Requirements: Quote all lines below exactly. Images stay out.

Stored data:
- - - -

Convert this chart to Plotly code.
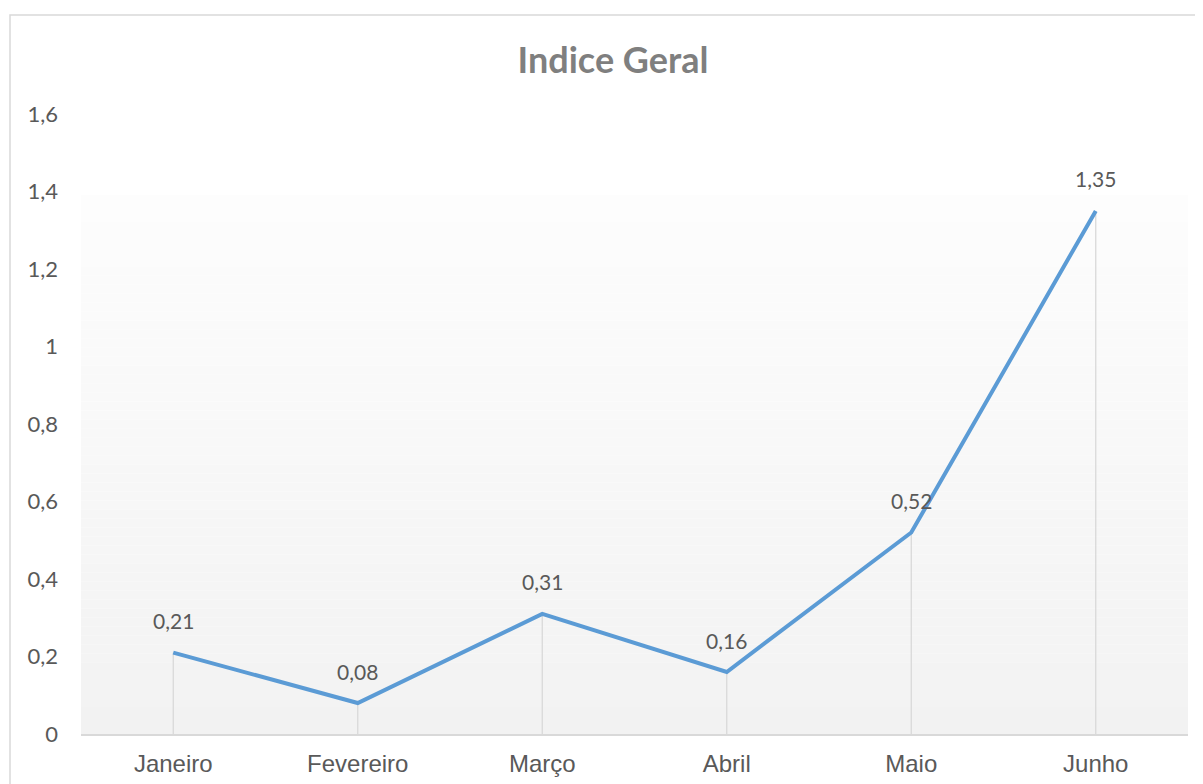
import plotly.graph_objects as go

months = ["Janeiro", "Fevereiro", "Março", "Abril", "Maio", "Junho"]
values = [0.21, 0.08, 0.31, 0.16, 0.52, 1.35]
value_labels = ["0,21", "0,08", "0,31", "0,16", "0,52", "1,35"]
title_text = "Indice Geral"

OFF = 8  # page body margin
W, H = 1203 - OFF, 784 - OFF
L, R, T, B = 81 - OFF, 1188 - OFF, 114 - OFF, 734 - OFF
pw, ph = R - L, B - T

def px(x):
    return (x - OFF - L) / pw

def py(y):
    return (B - (y - OFF)) / ph

fig = go.Figure()

fig.add_trace(go.Scatter(
    x=months, y=values, mode="lines",
    line=dict(color="#5B9BD5", width=4),
    error_y=dict(type="data", symmetric=False, array=[0] * len(values),
                 arrayminus=values, color="#d9d9d9", thickness=1.3, width=0),
    hoverinfo="skip", showlegend=False,
))

shapes = []
n = 60
top_y, bot_y = 195, 734
c_top, c_bot = 253, 242
for i in range(n):
    y0 = top_y + (bot_y - top_y) * i / n
    y1 = top_y + (bot_y - top_y) * (i + 1) / n
    c = round(c_top + (c_bot - c_top) * (i + 0.5) / n)
    shapes.append(dict(type="rect", xref="paper", yref="paper", layer="below",
                       x0=0, x1=1, y0=py(y1), y1=py(y0),
                       fillcolor=f"rgb({c},{c},{c})", line=dict(width=0)))
shapes.append(dict(type="rect", xref="paper", yref="paper", layer="below",
                   x0=px(10), x1=px(1240), y0=py(820), y1=py(15),
                   fillcolor="rgba(0,0,0,0)", line=dict(color="#d9d9d9", width=1.5)))

annotations = []
for m, v, t in zip(months, values, value_labels):
    annotations.append(dict(x=m, y=v, text=t, showarrow=False, yshift=32,
                            font=dict(family="Lato", size=21, color="#595959")))

fig.update_layout(
    width=W, height=H,
    margin=dict(l=L, r=W - R, t=T, b=H - B),
    paper_bgcolor="white", plot_bgcolor="rgba(0,0,0,0)",
    separators=",.",
    title=dict(text=f"<b>{title_text}</b>", x=(613 - OFF) / W, xanchor="center",
               y=1 - (60 - OFF) / H, yanchor="middle",
               font=dict(family="Lato", size=36, color="#7f7f7f")),
    shapes=shapes, annotations=annotations,
    xaxis=dict(range=[-0.5, 5.5], showgrid=False, zeroline=False,
               showline=True, linecolor="#d9d9d9", linewidth=1.5,
               ticks="", ticklabelstandoff=7, automargin=False,
               tickfont=dict(family="Liberation Sans", size=24, color="#595959")),
    yaxis=dict(range=[0, 1.6], dtick=0.2, tick0=0, showgrid=False, zeroline=False,
               showline=False, ticks="", ticklabelstandoff=22, automargin=False,
               tickfont=dict(family="Lato", size=22, color="#595959")),
)

fig.write_html("out.html")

- - - -

Solution for this task:
Convert this chart to Plotly code.
import plotly.graph_objects as go

months = ["Janeiro", "Fevereiro", "Março", "Abril", "Maio", "Junho"]
values = [0.21, 0.08, 0.31, 0.16, 0.52, 1.35]
value_labels = ["0,21", "0,08", "0,31", "0,16", "0,52", "1,35"]
title_text = "Indice Geral"

OFF = 8  # page body margin
W, H = 1203 - OFF, 784 - OFF
L, R, T, B = 81 - OFF, 1188 - OFF, 114 - OFF, 734 - OFF
pw, ph = R - L, B - T

def px(x):
    return (x - OFF - L) / pw

def py(y):
    return (B - (y - OFF)) / ph

fig = go.Figure()

fig.add_trace(go.Scatter(
    x=months, y=values, mode="lines",
    line=dict(color="#5B9BD5", width=4),
    error_y=dict(type="data", symmetric=False, array=[0] * len(values),
                 arrayminus=values, color="#d9d9d9", thickness=1.3, width=0),
    hoverinfo="skip", showlegend=False,
))

shapes = []
n = 60
top_y, bot_y = 195, 734
c_top, c_bot = 253, 242
for i in range(n):
    y0 = top_y + (bot_y - top_y) * i / n
    y1 = top_y + (bot_y - top_y) * (i + 1) / n
    c = round(c_top + (c_bot - c_top) * (i + 0.5) / n)
    shapes.append(dict(type="rect", xref="paper", yref="paper", layer="below",
                       x0=0, x1=1, y0=py(y1), y1=py(y0),
                       fillcolor=f"rgb({c},{c},{c})", line=dict(width=0)))
shapes.append(dict(type="rect", xref="paper", yref="paper", layer="below",
                   x0=px(10), x1=px(1240), y0=py(820), y1=py(15),
                   fillcolor="rgba(0,0,0,0)", line=dict(color="#d9d9d9", width=1.5)))

annotations = []
for m, v, t in zip(months, values, value_labels):
    annotations.append(dict(x=m, y=v, text=t, showarrow=False, yshift=32,
                            font=dict(family="Lato", size=21, color="#595959")))

fig.update_layout(
    width=W, height=H,
    margin=dict(l=L, r=W - R, t=T, b=H - B),
    paper_bgcolor="white", plot_bgcolor="rgba(0,0,0,0)",
    separators=",.",
    title=dict(text=f"<b>{title_text}</b>", x=(613 - OFF) / W, xanchor="center",
               y=1 - (60 - OFF) / H, yanchor="middle",
               font=dict(family="Lato", size=36, color="#7f7f7f")),
    shapes=shapes, annotations=annotations,
    xaxis=dict(range=[-0.5, 5.5], showgrid=False, zeroline=False,
               showline=True, linecolor="#d9d9d9", linewidth=1.5,
               ticks="", ticklabelstandoff=7, automargin=False,
               tickfont=dict(family="Liberation Sans", size=24, color="#595959")),
    yaxis=dict(range=[0, 1.6], dtick=0.2, tick0=0, showgrid=False, zeroline=False,
               showline=False, ticks="", ticklabelstandoff=22, automargin=False,
               tickfont=dict(family="Lato", size=22, color="#595959")),
)

fig.write_html("out.html")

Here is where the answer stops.